Minneapolis—What is obviously a bad situation became a lot worse. Target revealed today that there are even more than 40 million in-store shoppers who had their data stolen in the mid-December hacking incident of debit/credit cards. The figure is probably more like 70 million to 110 million shoppers!
Target had previously disclosed that about 40 million credit and debit card accounts of customers had been stolen. Hackers reportedly stole customer names, credit/debit card numbers, expiration dates and security codes for those who had shopped from pre-Black Friday to mid-December.
Comp Sales Decline
While investigating the fraud, Target found at least another 70 million had their data stolen too, including names, mailing addresses, phone numbers or email addresses.
“I know that it is frustrating for our guests to learn that this information was taken, and we are truly sorry they are having to endure this,” Gregg Steinhafel, Target’s chief executive said in a statement. “I also want our guests to know that understanding and sharing the facts related to this incident is important to me and the entire Target team.”
There may be some overlap between the 40 million who had payment information breached last month and the 70 million whose information was stolen regardless of whether they shopped. Spokesperson Molly Snyder said the two batches of data were stolen as parts of the same overall theft.

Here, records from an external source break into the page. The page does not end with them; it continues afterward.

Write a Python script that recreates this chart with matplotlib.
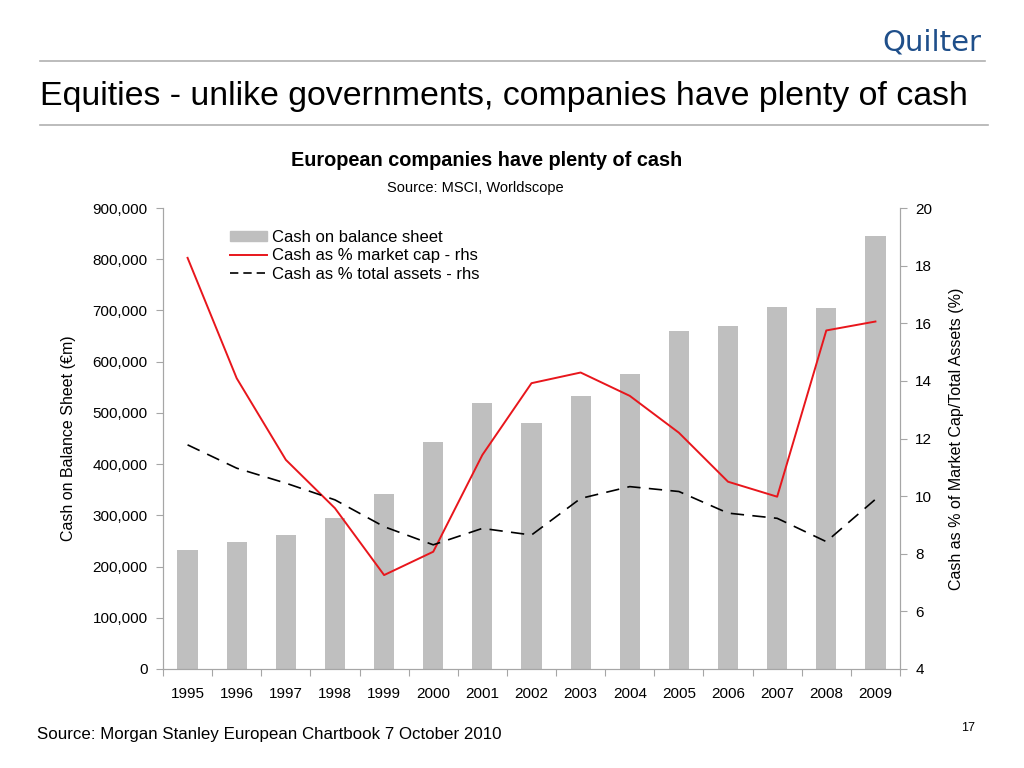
import numpy as np
import matplotlib
matplotlib.use('Agg')
import matplotlib.pyplot as plt
from matplotlib.lines import Line2D

plt.rcParams['font.family'] = ['Liberation Sans', 'DejaVu Sans']

years = ['1995', '1996', '1997', '1998', '1999', '2000', '2001', '2002',
         '2003', '2004', '2005', '2006', '2007', '2008', '2009']
cash_balance = [232000, 248000, 262000, 295000, 342000, 443000, 520000, 480000,
                533000, 576000, 659000, 670000, 706000, 705000, 845000]
pct_market_cap = [18.27, 14.09, 11.26, 9.58, 7.26, 8.07, 11.43, 13.92,
                  14.29, 13.48, 12.2, 10.5, 9.98, 15.75, 16.06]
pct_total_assets = [11.78, 10.97, 10.45, 9.87, 8.94, 8.31, 8.88, 8.65,
                    9.92, 10.33, 10.16, 9.41, 9.23, 8.42, 9.89]

grey = '#a6a6a6'
x = np.arange(len(years))

fig = plt.figure(figsize=(10.24, 7.68), dpi=100)
ax = fig.add_axes([163 / 1024, 1 - 669 / 768, (900 - 163) / 1024, (669 - 208) / 768])
ax2 = ax.twinx()

ax.bar(x, cash_balance, width=0.41, color='#bfbfbf', zorder=1)
ax2.plot(x, pct_market_cap, color='#e8161c', lw=1.4)
ax2.plot(x, pct_total_assets, color='black', lw=1.2, dashes=(8, 5))

ax.set_xlim(-0.5, 14.5)
ax.set_ylim(0, 900000)
ax.set_yticks(np.arange(0, 900001, 100000))
ax.set_yticklabels([f'{v:,}' for v in range(0, 900001, 100000)], fontsize=11)
ax2.set_ylim(4, 20)
ax2.set_yticks(np.arange(4, 21, 2))
ax2.tick_params(axis='y', labelsize=11, length=5, color=grey, pad=6)
ax.tick_params(axis='y', length=5, color=grey, pad=6)

ax.set_xticks(np.arange(-0.5, 15, 1))
ax.set_xticklabels([])
ax.set_xticks(x, minor=True)
ax.set_xticklabels(years, minor=True, fontsize=11)
ax.tick_params(axis='x', which='major', length=5, color=grey)
ax.tick_params(axis='x', which='minor', length=0, pad=13)

for a in (ax, ax2):
    a.spines['top'].set_visible(False)
    for s in ('left', 'right', 'bottom'):
        a.spines[s].set_color(grey)
        a.spines[s].set_linewidth(0.8)
ax2.patch.set_visible(False)

ax.set_ylabel('Cash on Balance Sheet (\u20acm)', fontsize=11.5, labelpad=12)
ax2.set_ylabel('Cash as % of Market Cap/Total Assets (%)', fontsize=11.5, labelpad=12)

handles = [plt.Rectangle((0, 0), 1, 1, color='#bfbfbf'),
           Line2D([], [], color='#e8161c', lw=1.4),
           Line2D([], [], color='black', lw=1.2, dashes=(5, 3))]
labels = ['Cash on balance sheet', 'Cash as % market cap - rhs', 'Cash as % total assets - rhs']
ax2.legend(handles, labels, loc='upper left', bbox_to_anchor=(230 / 1024, 1 - 230 / 768),
           bbox_transform=fig.transFigure, frameon=False, fontsize=12,
           handlelength=2.2, handleheight=0.5, handletextpad=0.3, labelspacing=0.2,
           borderpad=0, borderaxespad=0)

# slide furniture
fig.text(40 / 1024, 1 - 97 / 768, 'Equities - unlike governments, companies have plenty of cash',
         fontsize=24.4, va='center', ha='left')
fig.add_artist(Line2D([40 / 1024, 985 / 1024], [1 - 61 / 768] * 2, color='#b0b0b0', lw=1.2))
fig.add_artist(Line2D([40 / 1024, 988 / 1024], [1 - 125 / 768] * 2, color='#b0b0b0', lw=1.2))
fig.text(932 / 1024, 1 - 42 / 768, 'Quilter', fontsize=21, color='#1f4f8a',
         ha='center', va='center', family='DejaVu Sans')
fig.text(487 / 1024, 1 - 160 / 768, 'European companies have plenty of cash',
         fontsize=14.3, fontweight='bold', ha='center', va='center')
fig.text(475 / 1024, 1 - 188 / 768, 'Source: MSCI, Worldscope',
         fontsize=10.5, ha='center', va='center')
fig.text(37 / 1024, 1 - 734 / 768, 'Source: Morgan Stanley European Chartbook 7 October 2010',
         fontsize=12.2, ha='left', va='center')
fig.text(968 / 1024, 1 - 728 / 768, '17', fontsize=9, ha='center', va='center')

fig.savefig('out.png', dpi=100)
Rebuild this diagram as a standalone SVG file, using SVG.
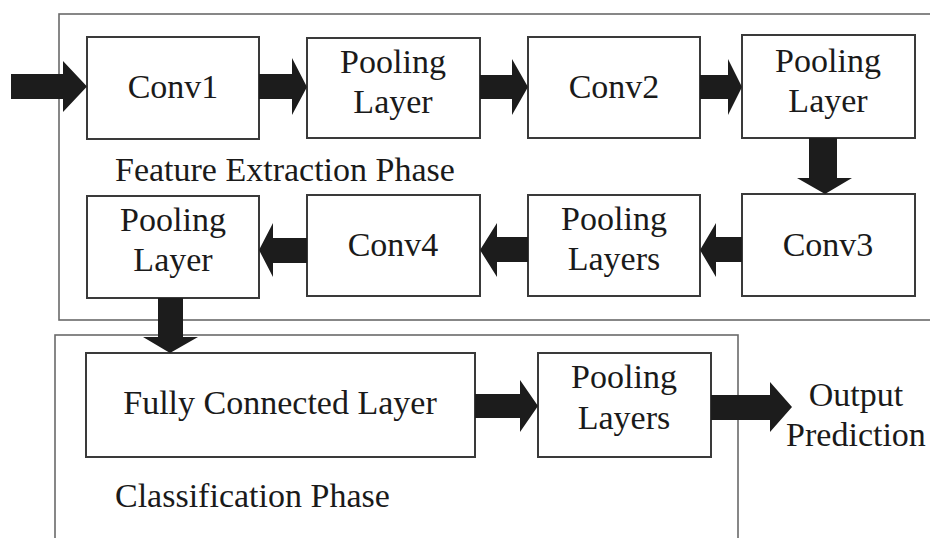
<svg xmlns="http://www.w3.org/2000/svg" width="930" height="538" viewBox="0 0 930 538">
<style>
.frame{fill:none;stroke:#6a6a6a;stroke-width:1.6}
.box{fill:#fff;stroke:#3a3a3a;stroke-width:2}
text{font-family:'Times New Roman','Liberation Serif',Tinos,'Noto Serif','DejaVu Serif',FreeSerif,serif;font-size:34px;fill:#1a1a1a}
.m{text-anchor:middle}
.arr{fill:#1c1c1c}
</style>
<rect width="930" height="538" fill="#fff"/>
<rect class="frame" x="59" y="14" width="900" height="306"/>
<rect class="frame" x="55" y="335" width="683" height="240"/>
<g id="labels">
<text x="115" y="181">Feature Extraction Phase</text>
<text x="115" y="507">Classification Phase</text>
</g>
<g id="conv1"><rect class="box" x="87" y="37" width="172" height="102"/><text class="m" x="173" y="98">Conv1</text></g>
<g id="pool1"><rect class="box" x="307" y="38" width="173" height="100"/><text class="m" x="393" y="73">Pooling</text><text class="m" x="393" y="113">Layer</text></g>
<g id="conv2"><rect class="box" x="528" y="37" width="172" height="101"/><text class="m" x="614" y="98">Conv2</text></g>
<g id="pool2"><rect class="box" x="742" y="35" width="173" height="103"/><text class="m" x="828" y="72">Pooling</text><text class="m" x="828" y="112">Layer</text></g>
<g id="conv3"><rect class="box" x="742" y="194" width="173" height="102"/><text class="m" x="828" y="256">Conv3</text></g>
<g id="pool3"><rect class="box" x="528" y="195" width="172" height="101"/><text class="m" x="614" y="230">Pooling</text><text class="m" x="614" y="270">Layers</text></g>
<g id="conv4"><rect class="box" x="307" y="195" width="173" height="101"/><text class="m" x="393" y="256">Conv4</text></g>
<g id="pool4"><rect class="box" x="87" y="196" width="172" height="102"/><text class="m" x="173" y="231">Pooling</text><text class="m" x="173" y="271">Layer</text></g>
<g id="fc"><rect class="box" x="86" y="353" width="389" height="104"/><text class="m" x="280" y="414">Fully Connected Layer</text></g>
<g id="pool5"><rect class="box" x="538" y="353" width="173" height="104"/><text class="m" x="624" y="388">Pooling</text><text class="m" x="624" y="429">Layers</text></g>
<g id="output"><text class="m" x="856" y="406">Output</text><text class="m" x="856" y="446">Prediction</text></g>
<g id="connectors" class="arr">
<polygon points="11,74 63,74 63,61 87,86.5 63,112 63,99 11,99"/>
<polygon points="259,74 292,74 292,58 307,87 292,115 292,99 259,99"/>
<polygon points="480,75 512,75 512,59 528,87 512,115 512,99 480,99"/>
<polygon points="700,75 728,75 728,59 742,87 728,115 728,99 700,99"/>
<polygon points="809,138 837,138 837,178 852,178 825,194 797,178 809,178"/>
<polygon points="742,237 716,237 716,223 700,250 716,277 716,262 742,262"/>
<polygon points="528,237 497,237 497,223 480,250 497,277 497,262 528,262"/>
<polygon points="307,238 273,238 273,223 259,250 273,277 273,263 307,263"/>
<polygon points="158,298 183,298 183,337 198,337 170,353 143,337 158,337"/>
<polygon points="475,394 520,394 520,380 538,406 520,432 520,418 475,418"/>
<polygon points="711,395 770,395 770,382 792,407 770,432 770,420 711,420"/>
</g>
</svg>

Target also said that its December sales were “meaningfully weaker than expected,” and that it expects a comparable store sales decline of 2% to 6% for fourth quarter. Earlier last fall, the mass merchants had boasted that its fourth quarter sales started off “stronger.
“In light of the recent data breach, our top priority is taking care of our guests and helping them feel confident in shopping at Target,” John Mulligan, chief financial officer, said. “At the same time, we remain keenly focused on driving profitable top-line growth and investing our resources to deliver superior financial results over time.”
To help assure customers, Target said affected shoppers would encounter “zero liability” from any damage they suffer due to the breach in its data. Target also offered to provide free credit monitoring and identity theft protection for a year to affected customers.